Abraham Lincolns Speeches?
Lincoln‘s First Inaugural Address (1861),
the Emancipation Proclamation (1863),
the Gettysburg Address (1863),
and Lincoln‘s Second Inaugural Address (1865).
Exactly when, and why were these speeches spoken? And if you know…what did each of them mean?
I’m kinda curious cause we did a lesson at school but the trimester ended before we finished and it made me quite curious about them.
Answer by catwoman1316
I’ll do the gettysburg address and emancipation proc. the gettysburg address was spoken at gettysburg battle field (PA) and bascially it said the world will forget what we said (there were many speakers that day) but no one will forget who fought here and why. And we’ll get through this war, its bad now but afterwards we’ll be stronger and better for it. At gettysburg nearly 50,000 died in about a 3 day battle.
eman. those slaves in rebellious states (confederate states that formed their own country) are now free!

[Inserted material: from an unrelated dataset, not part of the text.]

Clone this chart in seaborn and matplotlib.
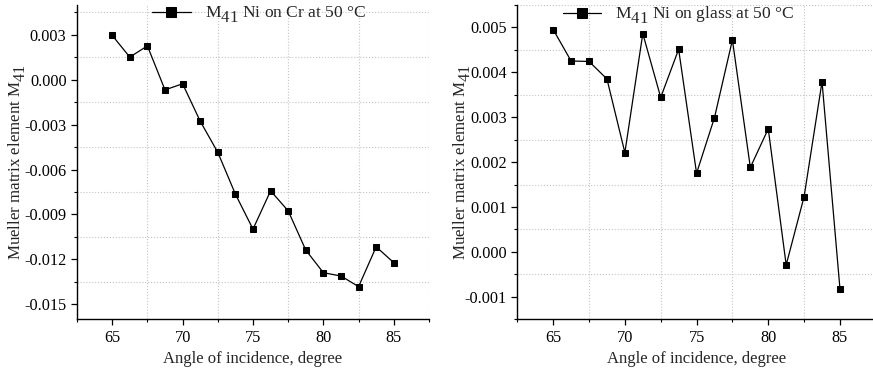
import numpy as np
import pandas as pd
import matplotlib
matplotlib.use("Agg")
import matplotlib.pyplot as plt
from matplotlib.ticker import MultipleLocator, FormatStrFormatter
import seaborn as sns

try:
    import matplotlib._mathtext as _mt
    _mt.SHRINK_FACTOR = 0.95  # Origin-style near full-size subscripts
    _mt.FontConstantsBase.sub1 = 0.7
    _mt.FontConstantsBase.sub2 = 0.8
except Exception:
    pass

# ---- data ----
angles = [65, 66.25, 67.5, 68.75, 70, 71.25, 72.5, 73.75, 75, 76.25,
          77.5, 78.75, 80, 81.25, 82.5, 83.75, 85]
m41_cr = [0.00296, 0.00151, 0.00226, -0.00068, -0.00027, -0.00277, -0.00485,
          -0.00764, -0.00998, -0.00742, -0.00876, -0.01138, -0.01289,
          -0.01311, -0.01382, -0.01116, -0.01222]
m41_glass = [0.00495, 0.00425, 0.00424, 0.00385, 0.00221, 0.00486, 0.00344,
             0.00451, 0.00175, 0.00299, 0.00472, 0.00188, 0.00274,
             -0.00029, 0.00123, 0.00379, -0.00082]
label_cr = "M$_{41}$ Ni on Cr at 50 \u00b0C"
label_glass = "M$_{41}$ Ni on glass at 50 \u00b0C"
xlabel = "Angle of incidence, degree"
ylabel = "Mueller matrix element M$_{41}$"

sns.set_style("ticks")
plt.rcParams["font.family"] = ["Liberation Serif", "DejaVu Serif"]
plt.rcParams["mathtext.fontset"] = "custom"
plt.rcParams["mathtext.rm"] = "Liberation Serif"
plt.rcParams["mathtext.it"] = "Liberation Serif:italic"
plt.rcParams["mathtext.bf"] = "Liberation Serif:bold"
plt.rcParams["font.size"] = 12

fig = plt.figure(figsize=(8.73, 3.73), dpi=100)
ax1 = fig.add_axes([0.0882, 0.144, 0.4032, 0.843])
ax2 = fig.add_axes([0.5926, 0.144, 0.4106, 0.843])

df1 = pd.DataFrame({"angle": angles, "m41": m41_cr})
df2 = pd.DataFrame({"angle": angles, "m41": m41_glass})

specs = [
    (ax1, df1, label_cr, (-0.016, 0.005), 0.003, "%.3f", 0.517),
    (ax2, df2, label_glass, (-0.0015, 0.0055), 0.001, "%.3f", 0.45),
]

for ax, df, lab, ylim, ystep, fmt, legx in specs:
    sns.lineplot(data=df, x="angle", y="m41", ax=ax, color="black",
                 marker="s", markersize=4.5, markeredgecolor="black",
                 linewidth=0.9, label=lab)
    ax.set_xlim(62.5, 87.5)
    ax.set_ylim(*ylim)
    ax.xaxis.set_major_locator(MultipleLocator(5))
    ax.xaxis.set_minor_locator(MultipleLocator(2.5))
    ax.yaxis.set_major_locator(MultipleLocator(ystep))
    ax.yaxis.set_minor_locator(MultipleLocator(ystep / 2))
    ax.yaxis.set_major_formatter(FormatStrFormatter(fmt))
    ax.grid(False)
    ax.grid(which="minor", color="#c4c4c4", linestyle=":", linewidth=0.8)
    ax.set_axisbelow(True)
    for s in ("top", "right"):
        ax.spines[s].set_visible(False)
    for s in ("left", "bottom"):
        ax.spines[s].set_linewidth(1.0)
        ax.spines[s].set_color("black")
    ax.tick_params(which="major", direction="out", length=4, width=0.9,
                   labelsize=11.7, colors="black")
    ax.tick_params(which="minor", direction="out", length=2.5, width=0.8,
                   colors="black")
    ax.set_xlabel(xlabel, fontsize=12)
    ax.set_ylabel(ylabel, fontsize=12.2)
    ax.legend(loc="upper center", bbox_to_anchor=(legx, 1.05),
              frameon=False, fontsize=12.6, markerscale=1.5,
              handlelength=2.2, handletextpad=0.8)

ax1.yaxis.set_label_coords(-0.14, 0.5)
ax2.yaxis.set_label_coords(-0.124, 0.5)

fig.savefig("out.png", dpi=100)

Sadly it didn’t free a slave because the Union had no authority in the rebell state.
Answer by bcptm
~Why?
The inaugural addresses were given because incoming Presidents traditionally give a speech when they take office. Lincoln followed tradition. He gave both in Washington DC. If you bother to read them, the language is quite simple and understandable and his meaning was clear to the uneducated
masses of the day, so you should be able to figure it out. If you don’t want to read them, I won’t tell you what he said.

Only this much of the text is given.